Eligible local government organisations are invited to submit applications for funding through an annual program application process. An application form and supporting information is emailed to eligible local government organisations on the program opening date. If you would like more information about the eligibility of your council please contact

Program guidelines

Refer to the Program Guidelines for detailed program information, including project assessment details and funding requirements.

Refer to the Technical Guidelines for more detailed information on the technical requirements and minimum standards for this program.

2017–2018 Program
Applications open Monday 7 November 2016
Application closing date COB Friday 27 January 2017
2016–17 program announced July 2017*

*The annual program allocation is announced through the publication of the Queensland Transport and Roads Investment Program.

Priority Cycle Route Improvement Program

The Priority Cycle Route Improvement Program is designed to assist local governments to deliver longer, safer and more continuous priority corridors for cyclists using techniques set out in draft Route Improvement Plan guidelines.
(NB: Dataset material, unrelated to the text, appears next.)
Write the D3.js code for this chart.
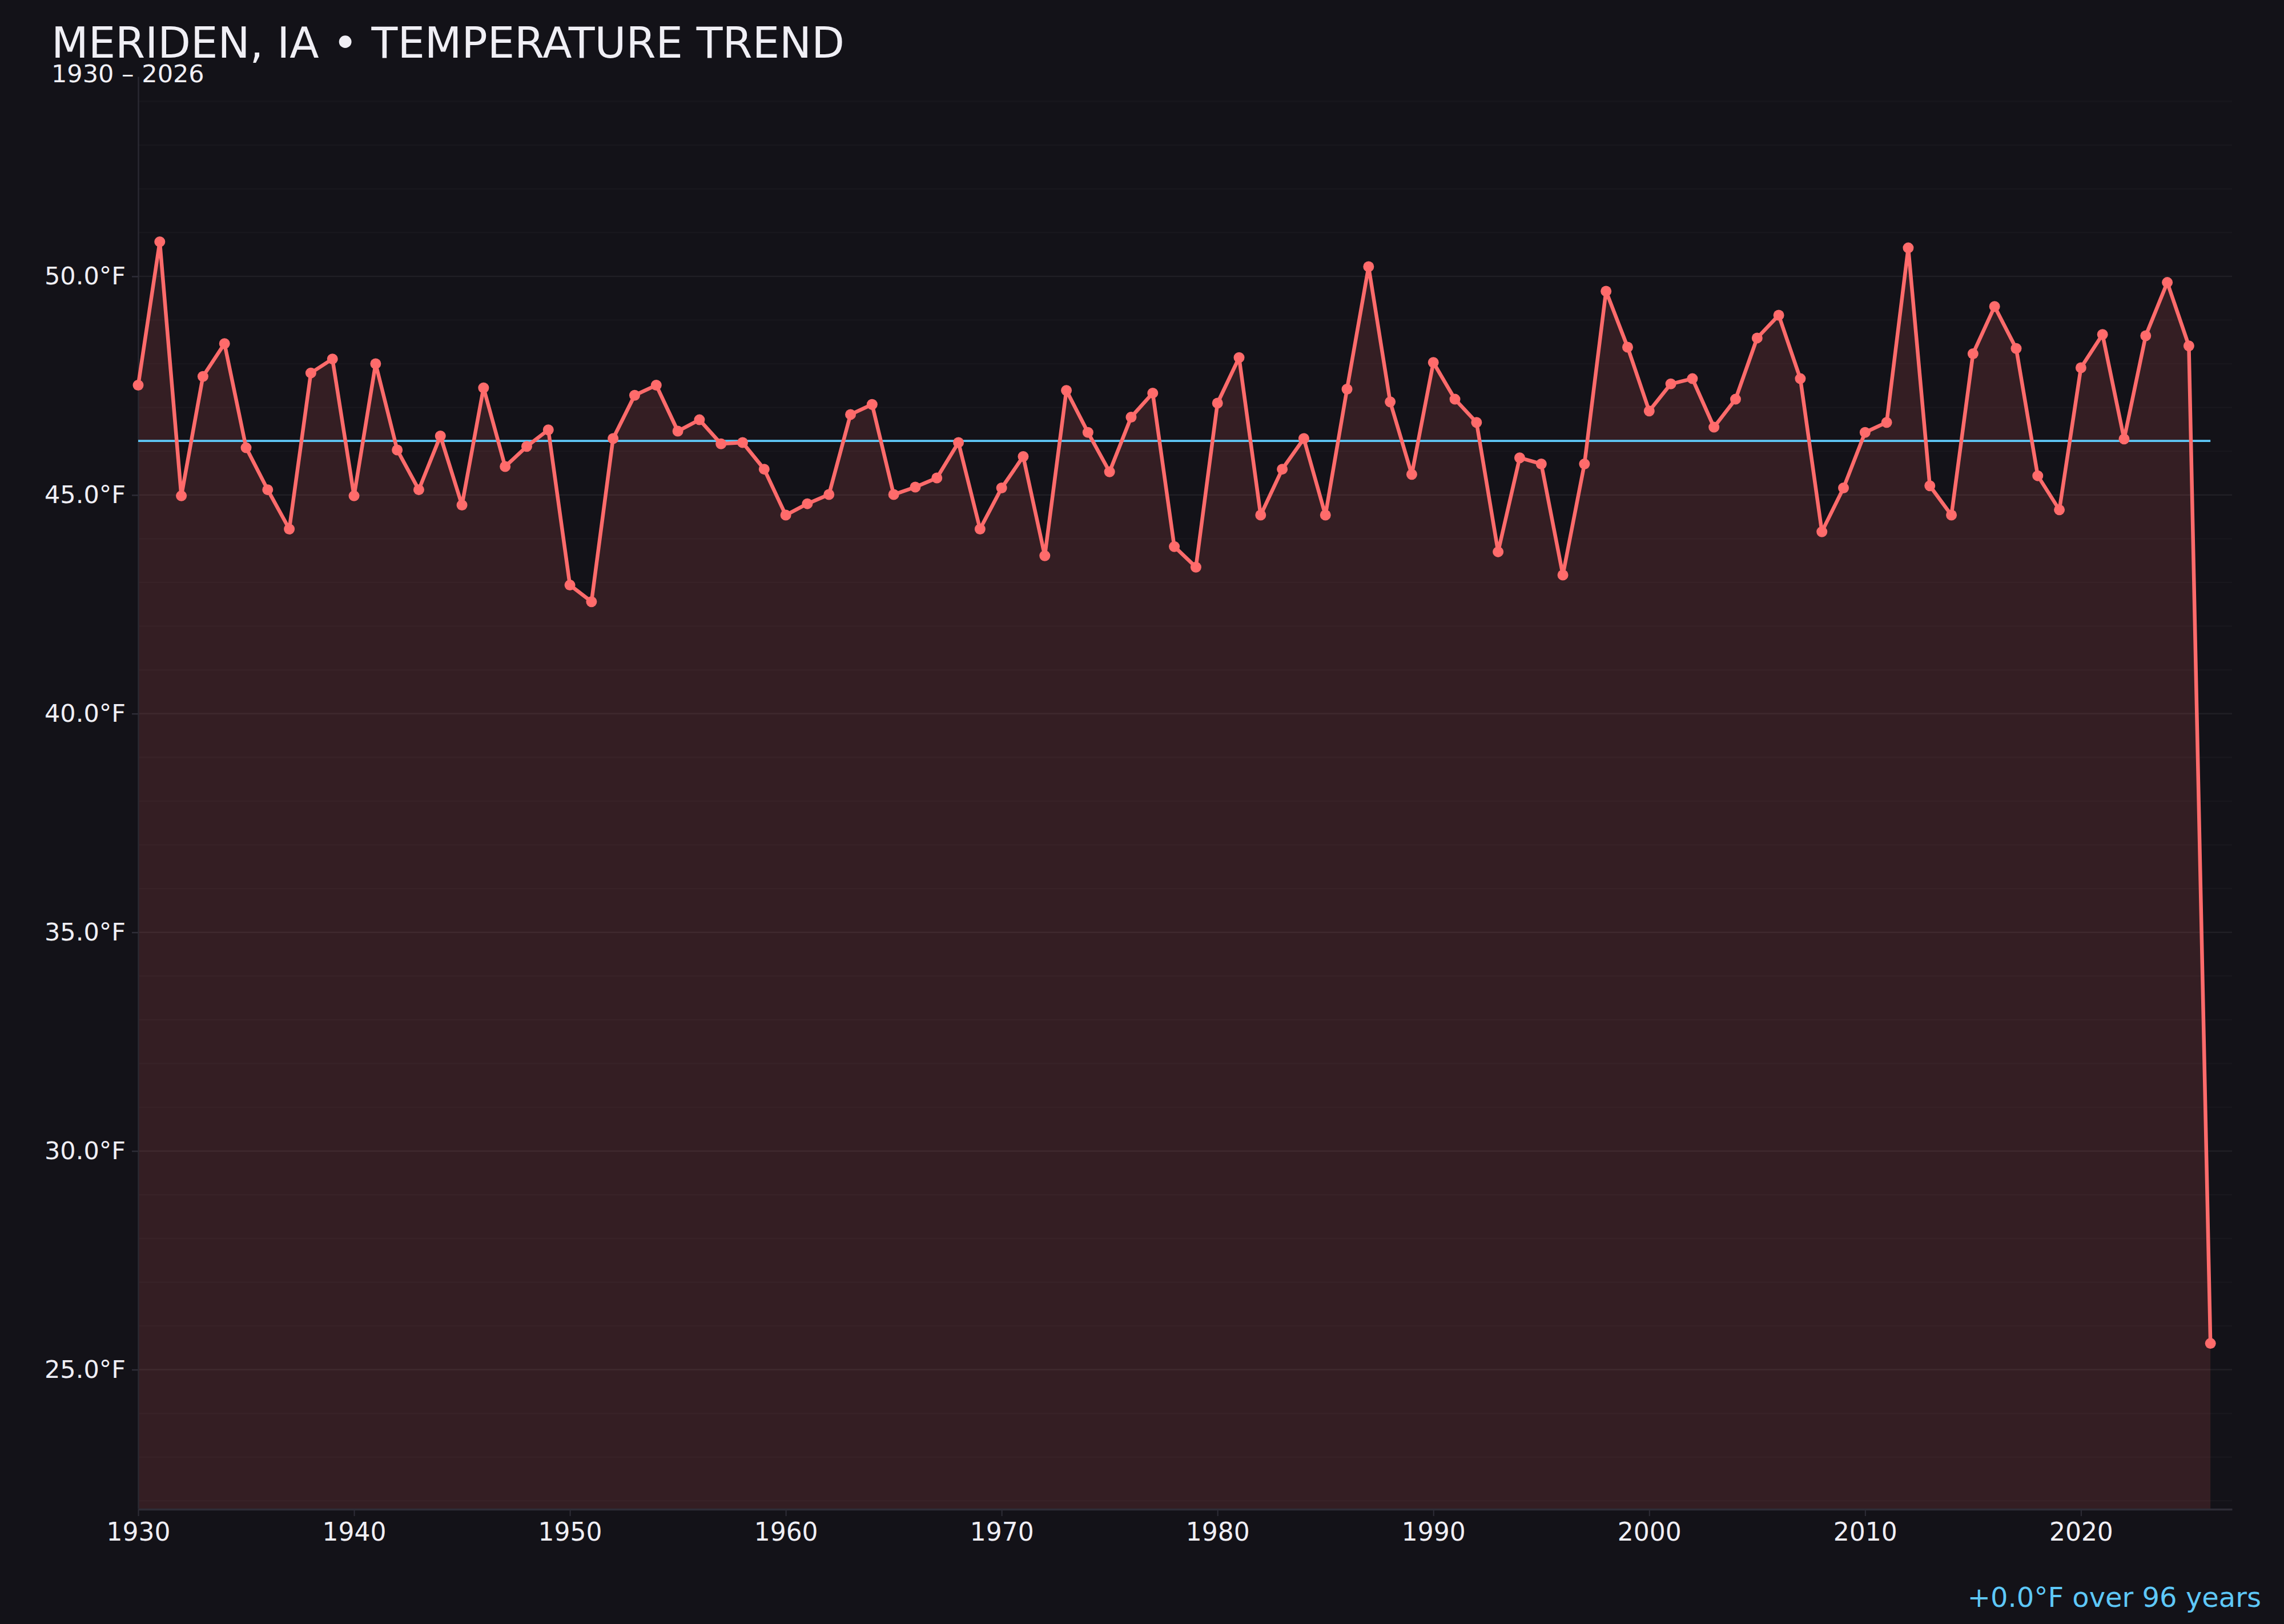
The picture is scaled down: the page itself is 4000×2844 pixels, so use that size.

The guidelines were developed by Transport and Main Roads in consultation with local governments and are now being tested on real-world projects through a series of pilot projects. 

2014–2015 pilot projects

Three pilot projects delivered by local governments commenced in 2014-15. The pilot projects have been designed using the draft Route Improvement Plan Guidelines and are now under construction and nearing completion. The 3 pilot projects selected include:

  • Bribie Island Cycleway—delivered by Moreton Bay Regional Council, the project will improve cycling facilities between the Bribie Island Bridge and Woorim, providing a 4.5km priority corridor for cyclists.
  • Maroochydore Cycleway—delivered by Sunshine Coast Regional Council, the project will improve cycling facilities between Maroochydore and Alexandra Headlands, providing a 2.2km priority corridor for cyclists.
  • Mann Street Cycle Connection—delivered by Cairns Regional Council, the project will improve cycling facilities between Cairns western suburbs and the CBD, providing a 3.8km priority corridor for cyclists.